**SUPPLIED DATA**
◆ ◆ ◆ ◆ ◆ ◆ ◆

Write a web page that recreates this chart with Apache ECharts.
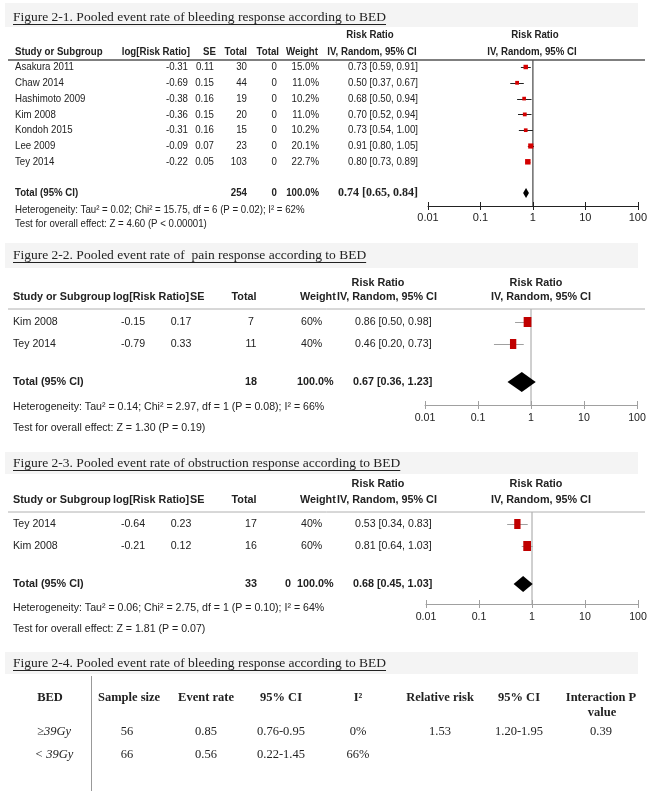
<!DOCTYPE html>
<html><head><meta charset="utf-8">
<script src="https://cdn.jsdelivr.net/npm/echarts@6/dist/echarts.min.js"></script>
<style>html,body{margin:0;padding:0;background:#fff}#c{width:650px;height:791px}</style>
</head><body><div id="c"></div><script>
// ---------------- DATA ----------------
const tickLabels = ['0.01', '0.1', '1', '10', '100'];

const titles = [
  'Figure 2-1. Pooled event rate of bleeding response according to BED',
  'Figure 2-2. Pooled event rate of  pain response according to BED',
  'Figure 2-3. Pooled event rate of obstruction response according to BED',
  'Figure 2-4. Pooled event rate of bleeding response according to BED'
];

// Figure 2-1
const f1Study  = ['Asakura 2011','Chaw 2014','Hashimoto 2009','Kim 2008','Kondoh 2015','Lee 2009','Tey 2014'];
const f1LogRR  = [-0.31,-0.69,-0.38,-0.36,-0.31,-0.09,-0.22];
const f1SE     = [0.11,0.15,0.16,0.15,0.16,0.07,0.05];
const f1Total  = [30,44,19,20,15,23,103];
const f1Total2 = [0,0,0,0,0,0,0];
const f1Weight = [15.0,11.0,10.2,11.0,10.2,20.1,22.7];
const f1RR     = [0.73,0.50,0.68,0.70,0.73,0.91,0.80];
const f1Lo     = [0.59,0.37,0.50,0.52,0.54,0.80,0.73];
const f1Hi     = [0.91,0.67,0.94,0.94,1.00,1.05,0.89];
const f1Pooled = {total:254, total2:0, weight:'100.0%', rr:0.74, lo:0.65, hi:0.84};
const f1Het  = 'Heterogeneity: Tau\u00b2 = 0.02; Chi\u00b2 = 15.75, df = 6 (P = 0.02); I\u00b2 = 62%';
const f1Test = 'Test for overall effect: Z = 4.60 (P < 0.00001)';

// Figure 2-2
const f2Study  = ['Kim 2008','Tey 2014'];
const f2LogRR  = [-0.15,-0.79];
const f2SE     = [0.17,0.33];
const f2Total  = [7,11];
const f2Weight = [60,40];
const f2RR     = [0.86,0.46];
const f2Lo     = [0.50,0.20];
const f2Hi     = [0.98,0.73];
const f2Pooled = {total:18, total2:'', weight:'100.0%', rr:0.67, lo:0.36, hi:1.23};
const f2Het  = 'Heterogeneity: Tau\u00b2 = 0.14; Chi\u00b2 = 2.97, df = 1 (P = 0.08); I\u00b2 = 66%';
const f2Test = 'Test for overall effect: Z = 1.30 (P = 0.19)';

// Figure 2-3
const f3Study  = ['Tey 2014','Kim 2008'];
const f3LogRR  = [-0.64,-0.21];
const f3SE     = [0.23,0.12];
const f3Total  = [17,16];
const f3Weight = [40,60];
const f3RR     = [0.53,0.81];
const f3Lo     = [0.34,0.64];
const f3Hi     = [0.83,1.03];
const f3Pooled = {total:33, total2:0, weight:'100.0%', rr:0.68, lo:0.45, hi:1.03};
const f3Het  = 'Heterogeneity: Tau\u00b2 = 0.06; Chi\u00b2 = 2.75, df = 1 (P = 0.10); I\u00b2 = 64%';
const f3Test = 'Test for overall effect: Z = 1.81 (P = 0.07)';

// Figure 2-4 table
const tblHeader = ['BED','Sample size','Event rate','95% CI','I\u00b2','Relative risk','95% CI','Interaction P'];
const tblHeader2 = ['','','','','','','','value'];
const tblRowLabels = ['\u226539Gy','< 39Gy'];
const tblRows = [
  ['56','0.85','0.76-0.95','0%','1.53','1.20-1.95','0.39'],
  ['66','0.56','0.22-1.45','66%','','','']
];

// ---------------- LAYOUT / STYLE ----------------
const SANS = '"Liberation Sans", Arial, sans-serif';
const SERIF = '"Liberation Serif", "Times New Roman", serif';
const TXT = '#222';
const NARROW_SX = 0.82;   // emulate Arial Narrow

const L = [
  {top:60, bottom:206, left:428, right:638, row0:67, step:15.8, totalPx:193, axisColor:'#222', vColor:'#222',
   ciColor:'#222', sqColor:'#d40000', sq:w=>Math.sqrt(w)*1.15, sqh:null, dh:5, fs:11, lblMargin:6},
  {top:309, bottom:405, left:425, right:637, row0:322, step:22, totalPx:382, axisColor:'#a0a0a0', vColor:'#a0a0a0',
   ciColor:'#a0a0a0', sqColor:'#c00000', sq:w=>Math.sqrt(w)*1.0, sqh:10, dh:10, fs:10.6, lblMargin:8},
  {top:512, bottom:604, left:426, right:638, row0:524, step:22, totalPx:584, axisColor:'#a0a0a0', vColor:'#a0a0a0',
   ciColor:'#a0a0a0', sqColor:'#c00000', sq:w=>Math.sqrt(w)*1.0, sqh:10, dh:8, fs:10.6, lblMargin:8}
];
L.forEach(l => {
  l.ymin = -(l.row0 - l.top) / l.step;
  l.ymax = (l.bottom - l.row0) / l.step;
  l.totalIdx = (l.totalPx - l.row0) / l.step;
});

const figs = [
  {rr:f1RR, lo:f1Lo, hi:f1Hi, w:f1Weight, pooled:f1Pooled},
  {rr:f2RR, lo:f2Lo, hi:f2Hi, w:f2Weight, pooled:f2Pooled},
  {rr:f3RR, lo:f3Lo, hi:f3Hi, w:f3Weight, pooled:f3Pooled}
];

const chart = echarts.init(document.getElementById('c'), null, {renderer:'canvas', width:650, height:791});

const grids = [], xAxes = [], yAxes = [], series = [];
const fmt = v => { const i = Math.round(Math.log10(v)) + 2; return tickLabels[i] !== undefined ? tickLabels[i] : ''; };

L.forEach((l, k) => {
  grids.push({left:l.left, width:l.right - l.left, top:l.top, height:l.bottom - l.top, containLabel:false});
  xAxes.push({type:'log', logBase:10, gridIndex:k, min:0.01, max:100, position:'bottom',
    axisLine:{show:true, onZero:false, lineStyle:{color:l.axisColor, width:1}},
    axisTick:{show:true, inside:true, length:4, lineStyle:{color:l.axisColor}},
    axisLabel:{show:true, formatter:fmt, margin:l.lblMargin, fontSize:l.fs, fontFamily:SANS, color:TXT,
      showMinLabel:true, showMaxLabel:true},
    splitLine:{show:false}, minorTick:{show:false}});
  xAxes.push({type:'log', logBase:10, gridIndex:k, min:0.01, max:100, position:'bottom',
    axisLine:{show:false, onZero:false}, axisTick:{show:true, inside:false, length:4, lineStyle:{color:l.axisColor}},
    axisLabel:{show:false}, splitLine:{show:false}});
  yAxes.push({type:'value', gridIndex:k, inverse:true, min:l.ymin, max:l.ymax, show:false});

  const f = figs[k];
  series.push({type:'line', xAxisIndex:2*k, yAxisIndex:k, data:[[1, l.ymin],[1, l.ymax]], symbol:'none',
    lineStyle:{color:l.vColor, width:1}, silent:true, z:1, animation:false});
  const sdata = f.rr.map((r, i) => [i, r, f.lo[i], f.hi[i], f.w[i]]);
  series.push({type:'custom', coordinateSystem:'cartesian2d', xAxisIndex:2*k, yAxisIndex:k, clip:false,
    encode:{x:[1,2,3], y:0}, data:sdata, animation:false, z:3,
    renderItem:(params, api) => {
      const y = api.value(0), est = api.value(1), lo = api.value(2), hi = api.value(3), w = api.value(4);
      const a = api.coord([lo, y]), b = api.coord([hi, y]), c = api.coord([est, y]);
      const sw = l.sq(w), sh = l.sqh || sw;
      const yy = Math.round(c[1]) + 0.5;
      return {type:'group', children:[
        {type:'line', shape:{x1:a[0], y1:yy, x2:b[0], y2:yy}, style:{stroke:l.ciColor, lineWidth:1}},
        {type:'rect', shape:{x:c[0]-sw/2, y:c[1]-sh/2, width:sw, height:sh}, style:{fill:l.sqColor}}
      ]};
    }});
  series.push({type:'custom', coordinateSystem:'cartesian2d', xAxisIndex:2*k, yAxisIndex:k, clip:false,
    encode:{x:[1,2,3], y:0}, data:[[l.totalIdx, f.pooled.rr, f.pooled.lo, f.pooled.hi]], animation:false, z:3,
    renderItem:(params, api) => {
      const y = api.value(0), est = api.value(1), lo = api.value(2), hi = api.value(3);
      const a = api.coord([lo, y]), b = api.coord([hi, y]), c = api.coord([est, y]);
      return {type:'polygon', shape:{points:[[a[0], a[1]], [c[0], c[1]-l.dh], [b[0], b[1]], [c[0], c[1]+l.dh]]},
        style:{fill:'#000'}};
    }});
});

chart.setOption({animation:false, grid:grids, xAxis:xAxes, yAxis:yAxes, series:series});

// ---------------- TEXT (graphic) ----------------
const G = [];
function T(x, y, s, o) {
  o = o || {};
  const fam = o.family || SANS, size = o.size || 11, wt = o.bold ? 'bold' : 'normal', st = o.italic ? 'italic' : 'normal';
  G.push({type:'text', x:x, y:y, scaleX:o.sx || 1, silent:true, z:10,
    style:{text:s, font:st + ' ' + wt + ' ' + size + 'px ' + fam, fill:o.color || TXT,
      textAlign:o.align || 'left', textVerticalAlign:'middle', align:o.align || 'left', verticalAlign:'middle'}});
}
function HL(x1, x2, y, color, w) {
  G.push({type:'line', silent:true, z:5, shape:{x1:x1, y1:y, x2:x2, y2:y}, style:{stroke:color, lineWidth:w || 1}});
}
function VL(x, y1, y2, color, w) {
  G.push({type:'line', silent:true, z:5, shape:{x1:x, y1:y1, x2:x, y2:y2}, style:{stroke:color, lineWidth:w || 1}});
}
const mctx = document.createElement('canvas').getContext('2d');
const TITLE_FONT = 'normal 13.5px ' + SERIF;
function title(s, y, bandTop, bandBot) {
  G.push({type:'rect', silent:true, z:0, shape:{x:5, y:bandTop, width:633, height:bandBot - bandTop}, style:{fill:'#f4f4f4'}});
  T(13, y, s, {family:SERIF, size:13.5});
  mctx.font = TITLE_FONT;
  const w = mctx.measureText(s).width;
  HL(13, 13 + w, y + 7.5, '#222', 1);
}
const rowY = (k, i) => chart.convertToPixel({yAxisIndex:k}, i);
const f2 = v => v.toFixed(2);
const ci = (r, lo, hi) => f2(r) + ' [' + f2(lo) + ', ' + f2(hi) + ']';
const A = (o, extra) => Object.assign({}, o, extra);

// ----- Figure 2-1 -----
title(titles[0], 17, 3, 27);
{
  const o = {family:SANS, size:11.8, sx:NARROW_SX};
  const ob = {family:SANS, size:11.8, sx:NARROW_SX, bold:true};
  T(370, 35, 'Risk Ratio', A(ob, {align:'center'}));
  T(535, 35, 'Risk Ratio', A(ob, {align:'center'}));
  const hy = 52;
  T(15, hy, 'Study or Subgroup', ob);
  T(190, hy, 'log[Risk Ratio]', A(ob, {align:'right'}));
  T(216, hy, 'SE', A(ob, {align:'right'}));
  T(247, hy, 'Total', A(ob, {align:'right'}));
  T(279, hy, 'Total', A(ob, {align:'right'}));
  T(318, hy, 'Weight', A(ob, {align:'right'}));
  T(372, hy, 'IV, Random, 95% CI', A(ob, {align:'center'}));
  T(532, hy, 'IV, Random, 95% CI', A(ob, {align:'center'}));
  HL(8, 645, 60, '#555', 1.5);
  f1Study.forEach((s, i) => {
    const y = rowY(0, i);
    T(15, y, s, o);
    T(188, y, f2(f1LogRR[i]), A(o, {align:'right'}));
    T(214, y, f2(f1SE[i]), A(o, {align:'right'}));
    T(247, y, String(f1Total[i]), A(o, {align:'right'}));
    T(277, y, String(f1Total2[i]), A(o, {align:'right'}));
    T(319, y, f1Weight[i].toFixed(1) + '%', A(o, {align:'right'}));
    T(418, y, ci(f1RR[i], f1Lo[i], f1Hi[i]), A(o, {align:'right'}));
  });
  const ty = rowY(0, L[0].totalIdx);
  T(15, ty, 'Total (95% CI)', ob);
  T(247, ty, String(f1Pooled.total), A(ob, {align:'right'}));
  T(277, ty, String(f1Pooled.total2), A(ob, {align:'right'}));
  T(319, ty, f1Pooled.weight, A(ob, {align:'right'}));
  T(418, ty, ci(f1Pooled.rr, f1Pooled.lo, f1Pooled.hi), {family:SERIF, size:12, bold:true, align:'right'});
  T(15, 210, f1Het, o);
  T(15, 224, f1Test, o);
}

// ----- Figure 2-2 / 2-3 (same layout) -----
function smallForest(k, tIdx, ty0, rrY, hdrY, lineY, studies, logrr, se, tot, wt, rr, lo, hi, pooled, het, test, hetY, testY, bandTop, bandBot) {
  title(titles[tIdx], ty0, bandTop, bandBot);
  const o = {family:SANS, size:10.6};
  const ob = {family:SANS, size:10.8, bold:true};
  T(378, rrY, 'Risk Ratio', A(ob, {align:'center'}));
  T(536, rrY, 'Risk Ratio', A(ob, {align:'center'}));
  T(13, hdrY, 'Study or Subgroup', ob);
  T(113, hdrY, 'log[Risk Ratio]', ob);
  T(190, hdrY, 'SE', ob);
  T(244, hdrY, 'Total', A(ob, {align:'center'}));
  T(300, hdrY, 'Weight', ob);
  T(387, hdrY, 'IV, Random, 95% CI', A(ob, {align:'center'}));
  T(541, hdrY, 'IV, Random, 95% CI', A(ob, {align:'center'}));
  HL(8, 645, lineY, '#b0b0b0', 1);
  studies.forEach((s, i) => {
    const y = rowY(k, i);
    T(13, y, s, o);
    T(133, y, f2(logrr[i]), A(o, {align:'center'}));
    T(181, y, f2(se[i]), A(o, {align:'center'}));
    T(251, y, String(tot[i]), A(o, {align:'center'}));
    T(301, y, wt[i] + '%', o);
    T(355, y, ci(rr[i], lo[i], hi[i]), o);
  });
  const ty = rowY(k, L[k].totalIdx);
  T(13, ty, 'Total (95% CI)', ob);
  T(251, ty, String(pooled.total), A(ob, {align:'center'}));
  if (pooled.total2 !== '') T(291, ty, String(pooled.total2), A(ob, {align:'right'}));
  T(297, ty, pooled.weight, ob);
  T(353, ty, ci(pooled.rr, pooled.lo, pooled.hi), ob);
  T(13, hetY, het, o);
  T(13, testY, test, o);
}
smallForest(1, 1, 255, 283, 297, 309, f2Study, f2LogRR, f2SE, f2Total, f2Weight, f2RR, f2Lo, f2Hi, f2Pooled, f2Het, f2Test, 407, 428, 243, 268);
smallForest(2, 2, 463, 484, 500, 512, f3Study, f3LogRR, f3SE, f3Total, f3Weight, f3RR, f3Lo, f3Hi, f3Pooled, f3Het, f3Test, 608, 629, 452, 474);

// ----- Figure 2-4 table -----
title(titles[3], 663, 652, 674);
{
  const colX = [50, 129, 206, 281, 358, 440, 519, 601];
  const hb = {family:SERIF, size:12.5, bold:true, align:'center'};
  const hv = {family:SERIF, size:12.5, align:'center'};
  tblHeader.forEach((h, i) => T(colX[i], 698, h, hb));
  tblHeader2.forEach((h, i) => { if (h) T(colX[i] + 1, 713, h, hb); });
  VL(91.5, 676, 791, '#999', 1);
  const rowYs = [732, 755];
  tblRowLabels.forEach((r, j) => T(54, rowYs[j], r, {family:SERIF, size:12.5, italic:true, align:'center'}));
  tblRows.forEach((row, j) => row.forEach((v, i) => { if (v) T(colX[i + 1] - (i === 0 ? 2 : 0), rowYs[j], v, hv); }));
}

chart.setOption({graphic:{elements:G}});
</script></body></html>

◆ ◆ ◆ ◆ ◆ ◆ ◆

**GIVEN REQUEST**
Quote, please, every line of the material above from its start through the line that has "const f2Test = 'Test", reproducing the words exactly and dropping any images.

**RESPONSE FOR THIS EXERCISE**
Write a web page that recreates this chart with Apache ECharts.
<!DOCTYPE html>
<html><head><meta charset="utf-8">
<script src="https://cdn.jsdelivr.net/npm/echarts@6/dist/echarts.min.js"></script>
<style>html,body{margin:0;padding:0;background:#fff}#c{width:650px;height:791px}</style>
</head><body><div id="c"></div><script>
// ---------------- DATA ----------------
const tickLabels = ['0.01', '0.1', '1', '10', '100'];

const titles = [
  'Figure 2-1. Pooled event rate of bleeding response according to BED',
  'Figure 2-2. Pooled event rate of  pain response according to BED',
  'Figure 2-3. Pooled event rate of obstruction response according to BED',
  'Figure 2-4. Pooled event rate of bleeding response according to BED'
];

// Figure 2-1
const f1Study  = ['Asakura 2011','Chaw 2014','Hashimoto 2009','Kim 2008','Kondoh 2015','Lee 2009','Tey 2014'];
const f1LogRR  = [-0.31,-0.69,-0.38,-0.36,-0.31,-0.09,-0.22];
const f1SE     = [0.11,0.15,0.16,0.15,0.16,0.07,0.05];
const f1Total  = [30,44,19,20,15,23,103];
const f1Total2 = [0,0,0,0,0,0,0];
const f1Weight = [15.0,11.0,10.2,11.0,10.2,20.1,22.7];
const f1RR     = [0.73,0.50,0.68,0.70,0.73,0.91,0.80];
const f1Lo     = [0.59,0.37,0.50,0.52,0.54,0.80,0.73];
const f1Hi     = [0.91,0.67,0.94,0.94,1.00,1.05,0.89];
const f1Pooled = {total:254, total2:0, weight:'100.0%', rr:0.74, lo:0.65, hi:0.84};
const f1Het  = 'Heterogeneity: Tau\u00b2 = 0.02; Chi\u00b2 = 15.75, df = 6 (P = 0.02); I\u00b2 = 62%';
const f1Test = 'Test for overall effect: Z = 4.60 (P < 0.00001)';

// Figure 2-2
const f2Study  = ['Kim 2008','Tey 2014'];
const f2LogRR  = [-0.15,-0.79];
const f2SE     = [0.17,0.33];
const f2Total  = [7,11];
const f2Weight = [60,40];
const f2RR     = [0.86,0.46];
const f2Lo     = [0.50,0.20];
const f2Hi     = [0.98,0.73];
const f2Pooled = {total:18, total2:'', weight:'100.0%', rr:0.67, lo:0.36, hi:1.23};
const f2Het  = 'Heterogeneity: Tau\u00b2 = 0.14; Chi\u00b2 = 2.97, df = 1 (P = 0.08); I\u00b2 = 66%';
const f2Test = 'Test for overall effect: Z = 1.30 (P = 0.19)';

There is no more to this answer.